Spitting out scales and tooth chips, the flint monster arose, mounted the sodden, sundered carcass, climbed over, and moved on. If Prinquis, lord of this hell, had anchored the hydra here, then this passage, “… must be a way out. Outside. Got to be. Chance to get out…” But half a mile on, the flint creature bumped into a rockslide. The roof had collapsed, leaving a cavity of solid stone, and time and heat and pressure had sealed the whole tight. The monster screamed, wailed, pounded with blocky fists that cracked boulders. Yet it could never dig free, never escape this way.

Turning, the monster retraced it steps. Its rage still burned white-hot when it reached the dead hydra. Screaming anew, the monster kicked the carcass so chunks of black flesh rebounded from the walls. Tearing with stone claws, it ripped more hunks loose, bit through them, slammed them down, hurled them away. It raged and ranted and revelled in gore until the hydra was nothing but a black smear studded with teeth and gristle.

Only then did the black-spattered monster continue on, like some misshapen parody of a man or woman smeared with offal. As its great heavy feet scratched along, it muttered anew.

“… Not the way out. There must be. Must get out. Revenge… that’s all. Death to everyone I hate.

“But first, must get out…”

Onward they trekked. Winter waned as Sunbright and Knucklebones searched from the Channel Mountains in the east, north past the fork at Two Rivers, then westward along the edge of the High Ice, where even polar bears didn’t go. Nothing did they find.
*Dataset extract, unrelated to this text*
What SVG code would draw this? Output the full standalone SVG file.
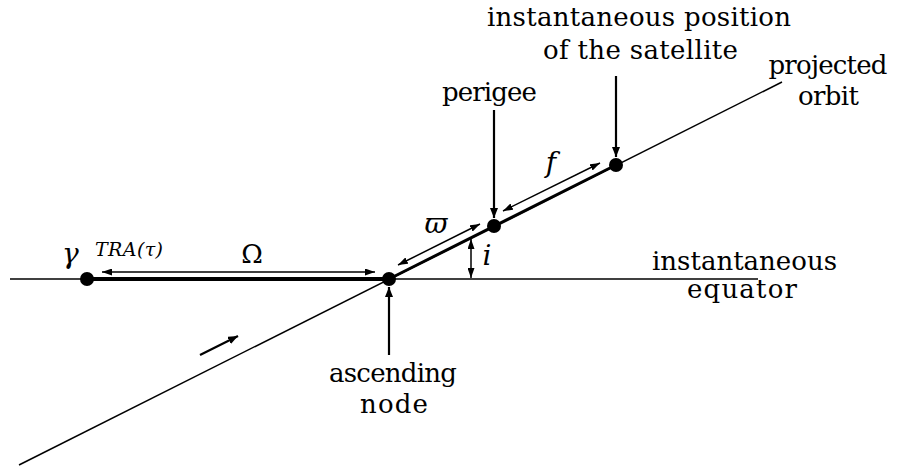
<svg xmlns="http://www.w3.org/2000/svg" width="897" height="469" viewBox="0 0 897 469">
<style>
  .lbl { font-family: 'DejaVu Serif', serif; font-size: 26px; fill: #000; }
  .math { font-family: 'DejaVu Serif', serif; font-style: italic; fill: #000; }
  .thin { stroke: #000; stroke-width: 1.5; fill: none; }
  .dim { stroke: #000; stroke-width: 1.5; fill: none; marker-start: url(#ah); marker-end: url(#ah); }
  .ptr { stroke: #000; stroke-width: 2.2; fill: none; marker-end: url(#ah2); }
  .dot { fill: #000; }
</style>
<defs>
  <marker id="ah" markerUnits="userSpaceOnUse" markerWidth="10" markerHeight="7" refX="10" refY="3.5" orient="auto-start-reverse">
    <path d="M0,0 L10,3.5 L0,7 z" fill="#000"/>
  </marker>
  <marker id="ah2" markerUnits="userSpaceOnUse" markerWidth="10" markerHeight="8" refX="10" refY="4" orient="auto">
    <path d="M0,0 L10,4 L0,8 z" fill="#000"/>
  </marker>
</defs>
<rect width="897" height="469" fill="#fff"/>

<g id="connectors">
  <line class="thin" x1="10" y1="279" x2="758" y2="279"/>
  <line class="thin" x1="19" y1="465" x2="782" y2="82"/>
  <line stroke="#000" stroke-width="4" x1="87" y1="279" x2="389" y2="279"/>
  <line stroke="#000" stroke-width="3" x1="389" y1="279" x2="616" y2="165"/>
  <line class="dim" stroke-width="2.5" x1="102" y1="272" x2="375" y2="272"/>
  <line class="dim" x1="398" y1="265" x2="480" y2="224"/>
  <line class="dim" x1="503" y1="211" x2="600" y2="163"/>
  <line class="dim" x1="471" y1="239" x2="471" y2="278"/>
  <line class="ptr" x1="200" y1="355" x2="238" y2="336"/>
  <line class="ptr" x1="494" y1="110" x2="494" y2="218"/>
  <line class="ptr" x1="616" y1="76" x2="616" y2="157"/>
  <line class="ptr" x1="389" y1="355" x2="389" y2="287"/>
</g>

<g id="node-gamma">
  <circle class="dot" cx="87" cy="279" r="7"/>
  <text class="math" x="62" y="263" font-size="28">γ</text>
  <text class="math" x="95" y="256" font-size="19" textLength="68" lengthAdjust="spacing">TRA(τ)</text>
</g>
<g id="node-ascending">
  <circle class="dot" cx="389" cy="279" r="7"/>
  <text class="lbl" x="393" y="382" text-anchor="middle" textLength="128" lengthAdjust="spacing">ascending</text>
  <text class="lbl" x="394" y="413" text-anchor="middle" textLength="68" lengthAdjust="spacing">node</text>
</g>
<g id="node-perigee">
  <circle class="dot" cx="494" cy="226" r="7"/>
  <text class="lbl" x="489.5" y="101" text-anchor="middle" textLength="95" lengthAdjust="spacing">perigee</text>
</g>
<g id="node-satellite">
  <circle class="dot" cx="616" cy="165" r="7"/>
  <text class="lbl" x="639" y="26" text-anchor="middle" textLength="304" lengthAdjust="spacing">instantaneous position</text>
  <text class="lbl" x="640.5" y="59" text-anchor="middle" textLength="195" lengthAdjust="spacing">of the satellite</text>
</g>
<g id="label-orbit">
  <text class="lbl" x="828" y="74" text-anchor="middle" textLength="119" lengthAdjust="spacing">projected</text>
  <text class="lbl" x="828.5" y="105" text-anchor="middle" textLength="61" lengthAdjust="spacing">orbit</text>
</g>
<g id="label-equator">
  <text class="lbl" x="744.5" y="270" text-anchor="middle" textLength="185" lengthAdjust="spacing">instantaneous</text>
  <text class="lbl" x="742" y="298" text-anchor="middle" textLength="110" lengthAdjust="spacing">equator</text>
</g>
<g id="math-labels">
  <text x="252" y="263" text-anchor="middle" font-family="'DejaVu Serif', serif" font-size="26">Ω</text>
  <text class="math" x="436" y="233" text-anchor="middle" font-size="28">ϖ</text>
  <text class="math" x="551" y="172" text-anchor="middle" font-size="28">f</text>
  <text class="math" x="487" y="265" text-anchor="middle" font-size="28">i</text>
</g>
</svg>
Sunbright patiently explained that his people always followed this route, for as the snow retreated, the reindeer came after, cropping the soft moss of the tundra, until the herd reached the High Ice and turned westward. Yet there was no evidence of any tribe. Disturbingly, Sunbright noted the reindeer herd was thinner, the animals gaunt. The moss was thin, and the tiny purple blossoms he remembered from his youth were sparse.

“The land is weak,” he told Knucklebones. “Even the deer’s bones are flimsy. All these skulls of infant reindeer means they’re stillborn, which means their mothers are sickly. The life of the land is being sapped somehow.”

Spring turned to summer, until Knucklebones stripped to leathers by day, though she was never very warm. As the shaman had foretold, the soft earth of the tundra turned to bog. Muddy wallows under the moss formed a gluey trap that pulled Sunbright’s boots off, made their legs throb from the weight of mud, slowed them down, and finally stopped them.

So they abandoned the search for the summer. They had reached the edge of the tundra at the west anyway, and faced high cliffs topped by the Cold Forest and the icy mountains of the Dementia Range in the distance. Skirting the Bay of Ascore, Sunbright sought work in Sepulcher and Arctic Rim. He found it easily, for the towns were starved for meat. Even townsfolk saw that the once vast herds had thinned, and few would enter the trackless bogs for food. So Sunbright hunted, and sold venison, wild boar, even bear meat. He gave the money to Knucklebones, for he had no use for it. The thief, with shrewd bets and quick hands, doubled and tripled their coins gambling with sailors and loggers and fishwives.